- _STATED TASK_: Print the records below word for word, but leave out the pictures.

::: PROVIDED MATERIAL

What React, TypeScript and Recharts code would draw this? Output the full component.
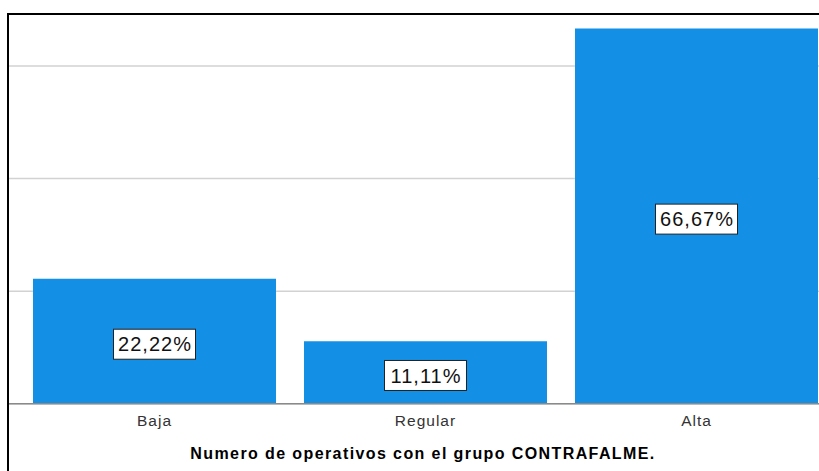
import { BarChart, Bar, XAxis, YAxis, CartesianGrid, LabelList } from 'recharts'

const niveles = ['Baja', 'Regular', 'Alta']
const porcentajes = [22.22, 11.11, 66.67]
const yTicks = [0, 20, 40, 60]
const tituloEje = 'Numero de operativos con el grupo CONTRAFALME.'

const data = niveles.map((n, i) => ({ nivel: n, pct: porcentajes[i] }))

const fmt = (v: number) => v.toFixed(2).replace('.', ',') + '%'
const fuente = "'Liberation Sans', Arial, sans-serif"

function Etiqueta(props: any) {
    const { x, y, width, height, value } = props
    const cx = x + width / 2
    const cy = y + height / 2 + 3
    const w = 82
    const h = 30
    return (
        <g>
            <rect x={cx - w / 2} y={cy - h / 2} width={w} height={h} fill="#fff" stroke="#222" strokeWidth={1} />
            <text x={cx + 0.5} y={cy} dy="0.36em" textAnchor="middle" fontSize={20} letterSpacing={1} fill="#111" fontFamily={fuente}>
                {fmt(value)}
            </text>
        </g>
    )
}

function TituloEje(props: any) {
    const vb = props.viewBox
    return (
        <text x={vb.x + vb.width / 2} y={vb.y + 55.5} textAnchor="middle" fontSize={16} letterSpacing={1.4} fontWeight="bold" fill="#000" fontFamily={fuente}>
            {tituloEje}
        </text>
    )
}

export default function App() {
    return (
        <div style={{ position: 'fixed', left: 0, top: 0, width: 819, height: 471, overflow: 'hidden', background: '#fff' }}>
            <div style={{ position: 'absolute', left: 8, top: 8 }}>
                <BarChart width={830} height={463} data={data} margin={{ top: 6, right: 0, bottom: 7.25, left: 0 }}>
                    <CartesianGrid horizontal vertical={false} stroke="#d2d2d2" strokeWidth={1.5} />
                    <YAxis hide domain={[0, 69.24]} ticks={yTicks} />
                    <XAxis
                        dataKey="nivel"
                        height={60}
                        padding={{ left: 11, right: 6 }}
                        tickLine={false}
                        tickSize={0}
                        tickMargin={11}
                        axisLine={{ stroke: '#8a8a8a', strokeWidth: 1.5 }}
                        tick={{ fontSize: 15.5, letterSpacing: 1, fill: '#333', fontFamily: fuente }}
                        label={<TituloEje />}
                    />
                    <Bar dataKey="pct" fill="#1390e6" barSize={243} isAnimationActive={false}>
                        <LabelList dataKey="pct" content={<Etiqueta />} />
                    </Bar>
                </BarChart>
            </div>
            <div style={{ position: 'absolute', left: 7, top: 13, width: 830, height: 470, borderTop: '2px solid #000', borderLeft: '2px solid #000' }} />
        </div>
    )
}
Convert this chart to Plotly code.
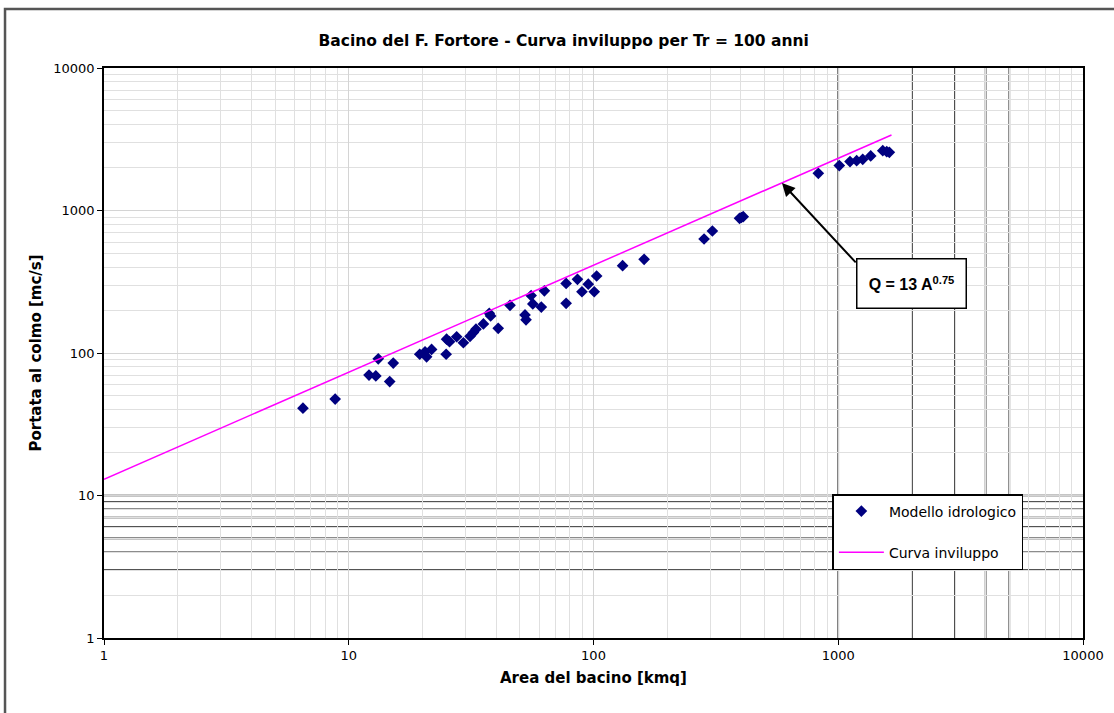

::::::

- _CORRECT RESPONSE_:
What React, TypeScript and Recharts code would draw this? Output the full component.
import { BarChart, Bar, XAxis, YAxis, CartesianGrid, LabelList } from 'recharts'

const niveles = ['Baja', 'Regular', 'Alta']
const porcentajes = [22.22, 11.11, 66.67]
const yTicks = [0, 20, 40, 60]
const tituloEje = 'Numero de operativos con el grupo CONTRAFALME.'

const data = niveles.map((n, i) => ({ nivel: n, pct: porcentajes[i] }))

const fmt = (v: number) => v.toFixed(2).replace('.', ',') + '%'
const fuente = "'Liberation Sans', Arial, sans-serif"

function Etiqueta(props: any) {
    const { x, y, width, height, value } = props
    const cx = x + width / 2
    const cy = y + height / 2 + 3
    const w = 82
    const h = 30
    return (
        <g>
            <rect x={cx - w / 2} y={cy - h / 2} width={w} height={h} fill="#fff" stroke="#222" strokeWidth={1} />
            <text x={cx + 0.5} y={cy} dy="0.36em" textAnchor="middle" fontSize={20} letterSpacing={1} fill="#111" fontFamily={fuente}>
                {fmt(value)}
            </text>
        </g>
    )
}

function TituloEje(props: any) {
    const vb = props.viewBox
    return (
        <text x={vb.x + vb.width / 2} y={vb.y + 55.5} textAnchor="middle" fontSize={16} letterSpacing={1.4} fontWeight="bold" fill="#000" fontFamily={fuente}>
            {tituloEje}
        </text>
    )
}

export default function App() {
    return (
        <div style={{ position: 'fixed', left: 0, top: 0, width: 819, height: 471, overflow: 'hidden', background: '#fff' }}>
            <div style={{ position: 'absolute', left: 8, top: 8 }}>
                <BarChart width={830} height={463} data={data} margin={{ top: 6, right: 0, bottom: 7.25, left: 0 }}>
                    <CartesianGrid horizontal vertical={false} stroke="#d2d2d2" strokeWidth={1.5} />
                    <YAxis hide domain={[0, 69.24]} ticks={yTicks} />
                    <XAxis
                        dataKey="nivel"
                        height={60}
                        padding={{ left: 11, right: 6 }}
                        tickLine={false}
                        tickSize={0}
                        tickMargin={11}
                        axisLine={{ stroke: '#8a8a8a', strokeWidth: 1.5 }}
                        tick={{ fontSize: 15.5, letterSpacing: 1, fill: '#333', fontFamily: fuente }}
                        label={<TituloEje />}
                    />
                    <Bar dataKey="pct" fill="#1390e6" barSize={243} isAnimationActive={false}>
                        <LabelList dataKey="pct" content={<Etiqueta />} />
                    </Bar>
                </BarChart>
            </div>
            <div style={{ position: 'absolute', left: 7, top: 13, width: 830, height: 470, borderTop: '2px solid #000', borderLeft: '2px solid #000' }} />
        </div>
    )
}
Convert this chart to Plotly code.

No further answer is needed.